Microsoft CEOであるSatya Nadella氏は2018年3月29日(現地日時)、全従業員に対して組織改編を告げるメールを送信した。
これまでWindows&Devices Groupを率いてきたTerry Myerson氏について、Nadella氏は「Microsoft以外で次の章を追求する予定」と述べている。Myerson氏は数カ月以内に退社する予定だというが(詳細はLinkdInで確認可能)、今回の主軸は彼ではない。

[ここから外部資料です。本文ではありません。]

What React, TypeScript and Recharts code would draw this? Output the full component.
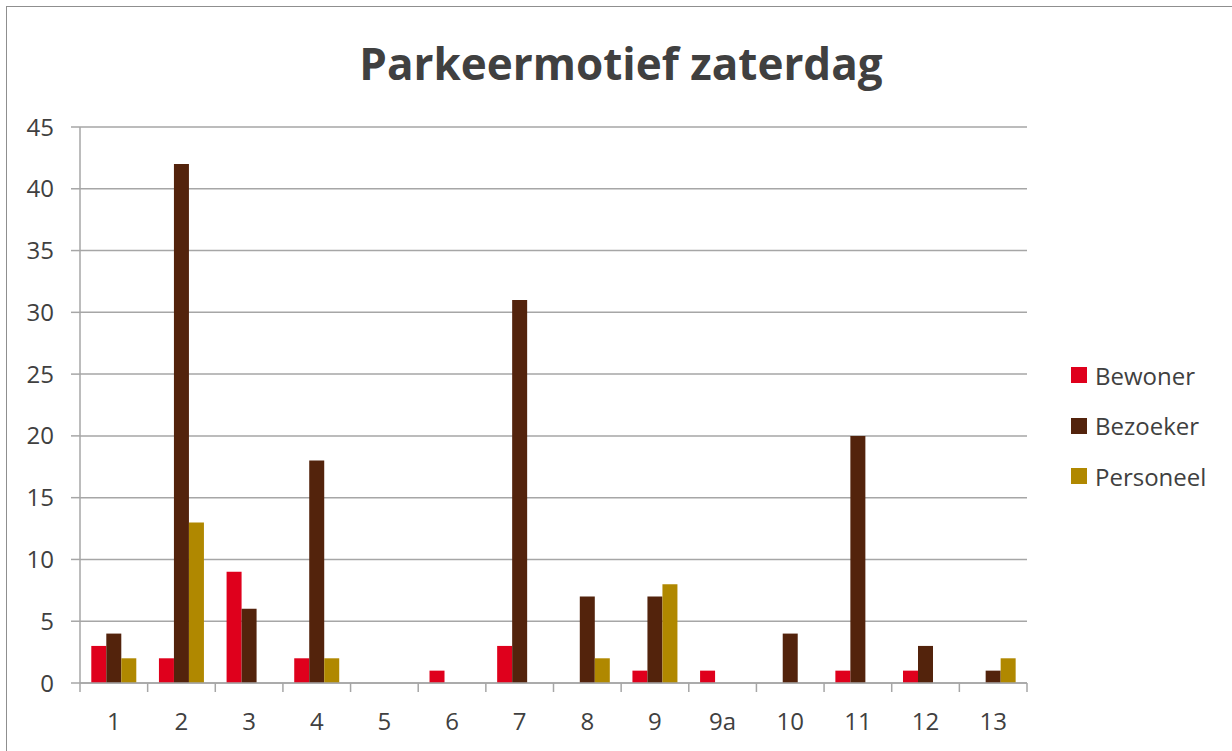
import React from 'react';
import { BarChart, Bar, XAxis, YAxis, CartesianGrid } from 'recharts';

const categories = ['1', '2', '3', '4', '5', '6', '7', '8', '9', '9a', '10', '11', '12', '13'];
const bewoner = [3, 2, 9, 2, 0, 1, 3, 0, 1, 1, 0, 1, 1, 0];
const bezoeker = [4, 42, 6, 18, 0, 0, 31, 7, 7, 0, 4, 20, 3, 1];
const personeel = [2, 13, 0, 2, 0, 0, 0, 2, 8, 0, 0, 0, 0, 2];
const yTicks = [0, 5, 10, 15, 20, 25, 30, 35, 40, 45];
const seriesNames = ['Bewoner', 'Bezoeker', 'Personeel'];
const seriesColors = ['#DF001C', '#53230C', '#B08800'];

const data = categories.map((c, i) => ({
  cat: c,
  Bewoner: bewoner[i],
  Bezoeker: bezoeker[i],
  Personeel: personeel[i],
}));

const W = 1232;
const H = 751;
const MARGIN = { top: 127, right: 205, bottom: 28, left: 0 };
const Y_AXIS_W = 80;
const X_AXIS_H = 40;
const FONT = '"Open Sans", "Noto Sans", sans-serif';
const TEXT = '#404040';
const GRID = '#a6a6a6';
const N = categories.length;
const FALLBACK_HALF_BAND = (W - MARGIN.left - MARGIN.right - Y_AXIS_W) / N / 2;

const XTick = (props: any) => {
  const { x, y, payload, index } = props;
  const half = payload && payload.offset ? payload.offset : FALLBACK_HALF_BAND;
  return (
    <g>
      <line x1={x - half} y1={y} x2={x - half} y2={y + 9} stroke={GRID} strokeWidth={1.5} />
      {index === N - 1 && (
        <line x1={x + half} y1={y} x2={x + half} y2={y + 9} stroke={GRID} strokeWidth={1.5} />
      )}
      <text x={x} y={y + 47} textAnchor="middle" fill={TEXT} fontSize={24} fontFamily={FONT}>
        {payload.value}
      </text>
    </g>
  );
};

export default function App() {
  return (
    <div style={{ position: 'absolute', left: 0, top: 0, width: W, height: H, background: '#fff', overflow: 'hidden' }}>
      <div
        style={{
          position: 'absolute',
          left: 6,
          top: 6,
          width: W + 20,
          height: H + 20,
          border: '1.5px solid #8f8f8f',
          boxSizing: 'border-box',
        }}
      />
      <div
        style={{
          position: 'absolute',
          left: 0,
          top: 41,
          width: 1242,
          textAlign: 'center',
          fontFamily: FONT,
          fontWeight: 700,
          fontSize: 44,
          lineHeight: 1,
          color: TEXT,
        }}
      >
        Parkeermotief zaterdag
      </div>
      <div style={{ position: 'absolute', left: 0, top: 0 }}>
        <BarChart
          width={W}
          height={H}
          data={data}
          margin={MARGIN}
          barCategoryGap="16.7%"
          barGap={0}
        >
          <CartesianGrid vertical={false} stroke={GRID} strokeWidth={1.5} />
          <XAxis
            dataKey="cat"
            height={X_AXIS_H}
            tickLine={false}
            tickSize={0}
            tickMargin={0}
            axisLine={{ stroke: GRID, strokeWidth: 1.5 }}
            tick={<XTick />}
            interval={0}
          />
          <YAxis
            width={Y_AXIS_W}
            domain={[0, 45]}
            ticks={yTicks}
            interval={0}
            tickSize={9}
            tickMargin={17}
            tickLine={{ stroke: GRID, strokeWidth: 1.5 }}
            axisLine={{ stroke: GRID, strokeWidth: 1.5 }}
            tick={{ fill: TEXT, fontSize: 24, fontFamily: FONT }}
          />
          {seriesNames.map((s, i) => (
            <Bar key={s} dataKey={s} fill={seriesColors[i]} isAnimationActive={false} />
          ))}
        </BarChart>
      </div>
      {seriesNames.map((s, i) => (
        <div
          key={s}
          style={{
            position: 'absolute',
            left: 1071,
            top: 375 + i * 50.5 - 16,
            height: 32,
            display: 'flex',
            alignItems: 'center',
            fontFamily: FONT,
            fontSize: 24,
            color: TEXT,
          }}
        >
          <div style={{ width: 16, height: 16, background: seriesColors[i], marginRight: 8 }} />
          <span>{s}</span>
        </div>
      ))}
    </div>
  );
}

注目すべきは、EVPとしてOffice Product Groupを率いているRajesh Jha氏が、体験とデバイスに焦点を当てた新チームのトップに就任する点だ。Nadella氏は「コンピューティング体験は多様な感覚を示すように進化し、ますます利用シーンは増えている。近代的な需要や習慣、顧客の期待はWindows、Office、サードパーティ製のアプリケーションやデバイスをより密接なMicrosoft 365体験に導く動機となる」と説明し、リーダー変更の理由を説明した。
配下にはSurfaceシリーズを始めとするデバイス部門などが並ぶ。同部門は引き続きPanos Panay氏がチーフプロダクトオフィサーを務め、Windows部門はおなじみのJoe Belfiore氏、New Experiences and Technology部門はKudo Tsunoda氏、Enterprise Mobility and Management部門はBrad Anderson氏と現場レベルでの変更はほとんどない。
さらにNadella氏は、Scott Guthrie氏がCloudとAIプラットフォームに特化した新しいチームを率いて、彼の役割を拡大することを明らかにした。ここでは、クラウドとエッジ(分散コンピューティングファブリック)からインフラストラクチャー、コグニティブサービスなどAI全般の一貫したテクノロジーを管轄する。
ITを取り巻く世界は刻々と変化している。我々は意識せずともクラウドの恩恵にあずかり、IoTの先にあるアンビエントコンピューティングが次第にビジネスモデルを進化させてきた。
また次世代は量子コンピューティングが主流となり、機械学習やブロックチェーンが実用段階に達するのは確実だ。この世界の変化に対応するため、Microsoftは社内変革に着手したと見るのが正しいだろう。
Microsoftの主たる顧客は一般コンシューマではなく大手企業や政府だ。同社の第4四半期決算を見ると、Office 365やクラウド製品は堅調な伸びを見せるが、Windows関連の収益は微増にとどまる。Surfaceも2%減と奮わないが、デバイスはライフサイクルがあるため、このあたりは致し方ない。
では、MicrosoftがWindows 10から撤退する日が来るのだろうか。筆者も確実な答えを持っているわけではないが、同社が掲げる現在の戦略は今後数十年を見据えている。そこにパーソナルコンピューティングを支えるOSから撤退する可能性は乏しい。空席をAmazonやGoogleが狙っているのは明らかだ。
Microsoftが開催する直近の大型イベントは、Build 2018(日本はde:code 2018)である。そこで同社の目指す方向性が見えてくるだろう。